[Task requirements]
Extract each line bearing the word "code".

[Dataset records]
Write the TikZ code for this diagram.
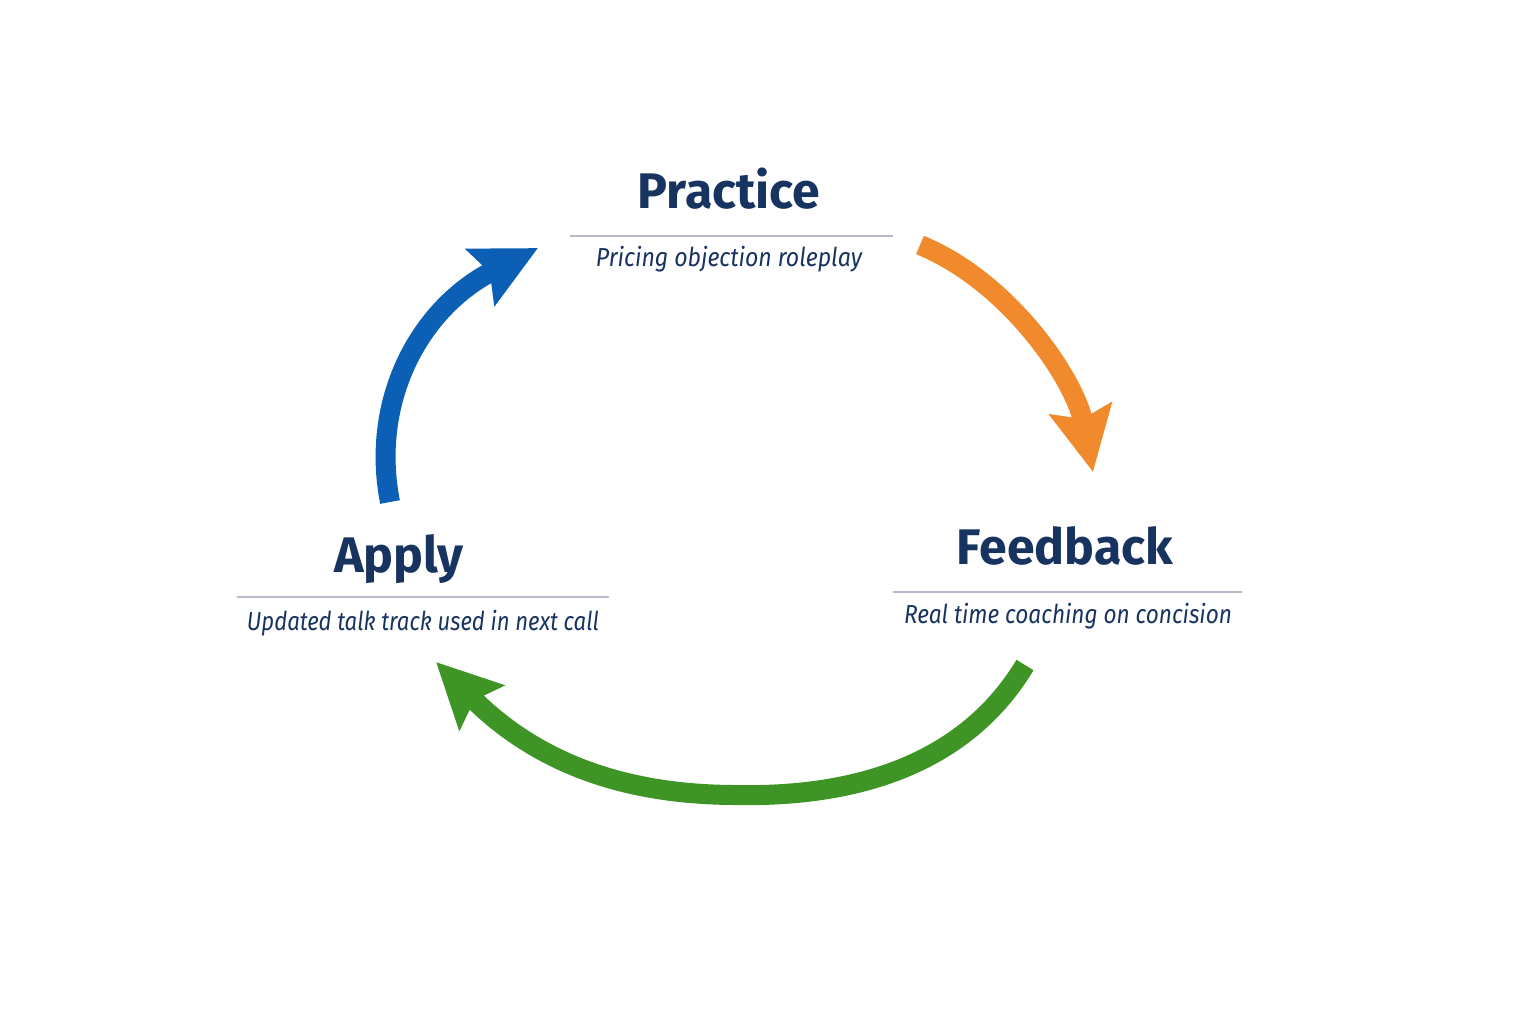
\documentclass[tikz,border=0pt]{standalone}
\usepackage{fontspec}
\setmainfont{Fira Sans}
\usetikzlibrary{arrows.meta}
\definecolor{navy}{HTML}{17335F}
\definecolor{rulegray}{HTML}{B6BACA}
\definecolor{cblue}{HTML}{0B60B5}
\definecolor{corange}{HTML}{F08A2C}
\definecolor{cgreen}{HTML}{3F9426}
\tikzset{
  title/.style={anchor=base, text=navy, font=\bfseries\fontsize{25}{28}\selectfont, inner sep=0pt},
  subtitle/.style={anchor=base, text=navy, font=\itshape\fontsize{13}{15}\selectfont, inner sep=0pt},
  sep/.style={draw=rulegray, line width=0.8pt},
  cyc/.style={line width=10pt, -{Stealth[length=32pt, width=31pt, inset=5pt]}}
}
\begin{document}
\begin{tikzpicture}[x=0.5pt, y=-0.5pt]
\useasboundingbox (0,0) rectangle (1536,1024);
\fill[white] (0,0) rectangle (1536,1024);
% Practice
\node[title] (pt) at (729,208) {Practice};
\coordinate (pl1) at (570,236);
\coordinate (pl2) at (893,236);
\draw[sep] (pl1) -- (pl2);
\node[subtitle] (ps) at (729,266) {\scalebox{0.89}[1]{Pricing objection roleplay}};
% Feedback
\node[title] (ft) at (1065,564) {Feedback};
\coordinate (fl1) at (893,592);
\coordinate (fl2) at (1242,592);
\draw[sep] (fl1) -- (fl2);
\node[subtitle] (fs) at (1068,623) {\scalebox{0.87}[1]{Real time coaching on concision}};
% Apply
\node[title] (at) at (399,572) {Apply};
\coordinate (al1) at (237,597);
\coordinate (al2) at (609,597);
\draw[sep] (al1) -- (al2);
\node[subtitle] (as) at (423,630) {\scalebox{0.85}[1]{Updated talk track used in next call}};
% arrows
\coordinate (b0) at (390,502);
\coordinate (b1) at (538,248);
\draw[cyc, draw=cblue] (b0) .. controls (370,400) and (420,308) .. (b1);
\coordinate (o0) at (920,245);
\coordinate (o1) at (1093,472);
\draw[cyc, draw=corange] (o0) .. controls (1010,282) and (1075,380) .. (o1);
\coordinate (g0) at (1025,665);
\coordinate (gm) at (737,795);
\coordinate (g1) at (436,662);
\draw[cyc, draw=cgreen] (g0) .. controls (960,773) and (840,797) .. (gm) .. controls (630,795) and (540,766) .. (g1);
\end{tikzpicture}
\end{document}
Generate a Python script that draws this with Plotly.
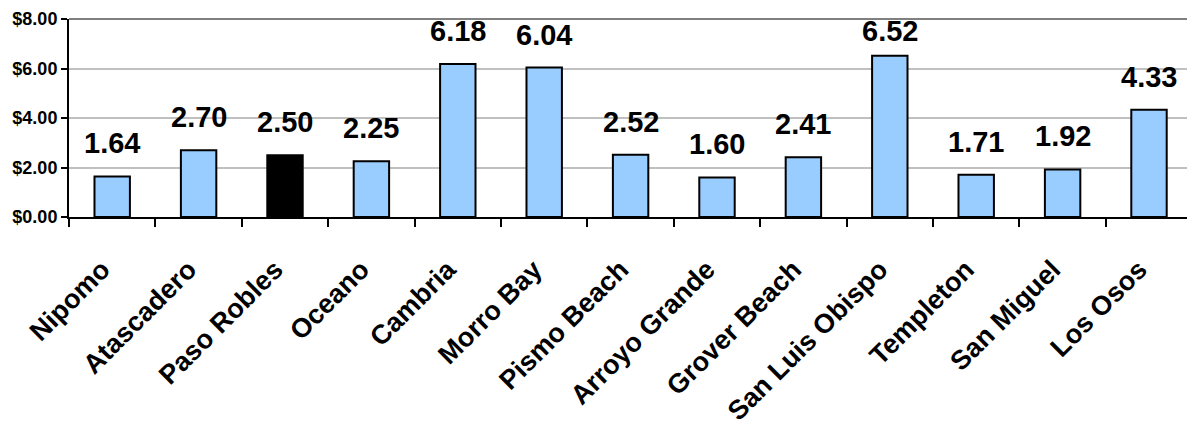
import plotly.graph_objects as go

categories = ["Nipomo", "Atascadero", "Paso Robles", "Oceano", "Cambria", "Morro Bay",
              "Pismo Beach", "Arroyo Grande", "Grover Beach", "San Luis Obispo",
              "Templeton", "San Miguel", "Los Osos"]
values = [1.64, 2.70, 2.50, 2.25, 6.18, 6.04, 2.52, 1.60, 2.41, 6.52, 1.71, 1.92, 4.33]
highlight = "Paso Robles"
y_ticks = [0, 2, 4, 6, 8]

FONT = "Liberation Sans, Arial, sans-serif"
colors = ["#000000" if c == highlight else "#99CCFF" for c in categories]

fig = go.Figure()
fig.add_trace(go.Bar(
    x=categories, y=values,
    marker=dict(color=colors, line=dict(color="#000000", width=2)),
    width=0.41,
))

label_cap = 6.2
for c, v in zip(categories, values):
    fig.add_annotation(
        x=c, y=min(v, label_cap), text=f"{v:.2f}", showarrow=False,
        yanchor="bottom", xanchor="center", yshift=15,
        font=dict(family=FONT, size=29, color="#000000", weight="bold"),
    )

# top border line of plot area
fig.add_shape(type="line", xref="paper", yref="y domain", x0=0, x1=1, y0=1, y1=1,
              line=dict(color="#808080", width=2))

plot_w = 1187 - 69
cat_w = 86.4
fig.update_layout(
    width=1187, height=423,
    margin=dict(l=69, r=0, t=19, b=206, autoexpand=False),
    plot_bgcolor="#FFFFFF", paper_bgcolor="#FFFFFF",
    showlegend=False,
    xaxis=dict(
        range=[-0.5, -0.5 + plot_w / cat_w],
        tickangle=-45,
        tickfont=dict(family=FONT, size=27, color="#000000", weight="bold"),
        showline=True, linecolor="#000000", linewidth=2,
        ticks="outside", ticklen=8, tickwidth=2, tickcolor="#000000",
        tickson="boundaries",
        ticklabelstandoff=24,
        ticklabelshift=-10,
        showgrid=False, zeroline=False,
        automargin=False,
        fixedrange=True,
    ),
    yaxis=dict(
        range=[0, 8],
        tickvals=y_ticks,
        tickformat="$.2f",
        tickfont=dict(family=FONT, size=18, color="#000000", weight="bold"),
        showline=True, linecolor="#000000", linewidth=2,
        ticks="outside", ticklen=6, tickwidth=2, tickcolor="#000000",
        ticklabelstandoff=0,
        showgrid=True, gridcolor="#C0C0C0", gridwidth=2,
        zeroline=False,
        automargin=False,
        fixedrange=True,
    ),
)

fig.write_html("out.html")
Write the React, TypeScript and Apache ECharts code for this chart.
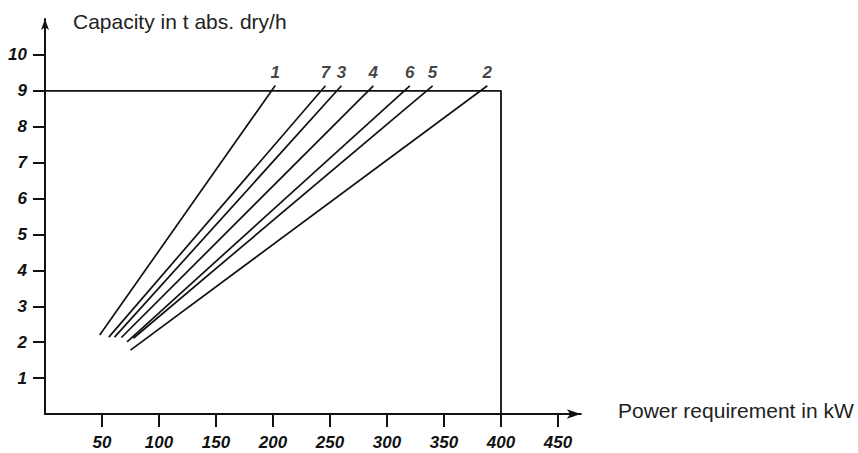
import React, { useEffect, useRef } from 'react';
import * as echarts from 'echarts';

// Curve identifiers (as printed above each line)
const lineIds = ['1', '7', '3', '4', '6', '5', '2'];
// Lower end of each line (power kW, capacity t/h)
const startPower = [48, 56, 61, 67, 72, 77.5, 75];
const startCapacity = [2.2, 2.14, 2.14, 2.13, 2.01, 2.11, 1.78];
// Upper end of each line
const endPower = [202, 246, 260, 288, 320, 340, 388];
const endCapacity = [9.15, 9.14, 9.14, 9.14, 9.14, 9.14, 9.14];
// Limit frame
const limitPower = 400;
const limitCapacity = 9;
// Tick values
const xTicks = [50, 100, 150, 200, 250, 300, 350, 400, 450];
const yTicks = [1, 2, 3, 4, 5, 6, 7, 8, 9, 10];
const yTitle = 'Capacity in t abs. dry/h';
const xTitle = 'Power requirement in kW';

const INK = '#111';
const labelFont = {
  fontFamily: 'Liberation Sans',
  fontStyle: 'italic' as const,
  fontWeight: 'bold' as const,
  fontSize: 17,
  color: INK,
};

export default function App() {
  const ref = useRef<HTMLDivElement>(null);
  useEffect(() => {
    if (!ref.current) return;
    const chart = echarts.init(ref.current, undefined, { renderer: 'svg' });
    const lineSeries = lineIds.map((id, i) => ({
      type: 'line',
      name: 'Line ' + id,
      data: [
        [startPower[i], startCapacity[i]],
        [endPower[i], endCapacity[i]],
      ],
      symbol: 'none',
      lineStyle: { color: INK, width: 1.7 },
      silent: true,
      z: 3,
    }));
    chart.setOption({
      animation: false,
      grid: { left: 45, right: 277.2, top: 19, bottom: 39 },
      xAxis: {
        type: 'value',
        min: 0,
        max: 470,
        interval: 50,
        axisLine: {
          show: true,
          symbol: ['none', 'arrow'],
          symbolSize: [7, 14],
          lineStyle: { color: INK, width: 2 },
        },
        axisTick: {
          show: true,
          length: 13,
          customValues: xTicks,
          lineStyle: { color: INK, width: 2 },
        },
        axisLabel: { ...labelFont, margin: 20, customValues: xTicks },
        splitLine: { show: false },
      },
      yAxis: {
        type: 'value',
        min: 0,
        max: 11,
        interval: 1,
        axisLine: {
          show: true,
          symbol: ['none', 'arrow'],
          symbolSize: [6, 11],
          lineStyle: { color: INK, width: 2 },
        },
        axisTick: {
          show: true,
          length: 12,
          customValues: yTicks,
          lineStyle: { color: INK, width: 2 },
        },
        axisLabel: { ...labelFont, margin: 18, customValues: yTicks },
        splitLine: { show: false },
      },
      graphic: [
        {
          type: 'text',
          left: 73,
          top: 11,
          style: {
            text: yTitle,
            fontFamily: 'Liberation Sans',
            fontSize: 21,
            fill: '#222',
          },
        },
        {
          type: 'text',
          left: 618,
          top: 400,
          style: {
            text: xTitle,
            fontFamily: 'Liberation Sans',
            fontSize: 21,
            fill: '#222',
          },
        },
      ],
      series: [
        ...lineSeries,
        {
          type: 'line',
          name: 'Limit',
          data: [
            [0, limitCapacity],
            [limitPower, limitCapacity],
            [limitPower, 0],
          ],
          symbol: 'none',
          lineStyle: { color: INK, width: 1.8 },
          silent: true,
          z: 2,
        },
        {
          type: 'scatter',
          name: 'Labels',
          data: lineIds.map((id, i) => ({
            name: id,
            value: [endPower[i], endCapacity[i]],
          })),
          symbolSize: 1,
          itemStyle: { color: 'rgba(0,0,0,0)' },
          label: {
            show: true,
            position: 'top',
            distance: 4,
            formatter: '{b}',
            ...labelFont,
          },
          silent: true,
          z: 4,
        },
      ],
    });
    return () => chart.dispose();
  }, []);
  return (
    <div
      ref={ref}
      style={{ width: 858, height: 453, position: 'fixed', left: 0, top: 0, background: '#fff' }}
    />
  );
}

[Solved problem]
Write the TikZ code for this diagram.
Write the React, TypeScript and Apache ECharts code for this chart.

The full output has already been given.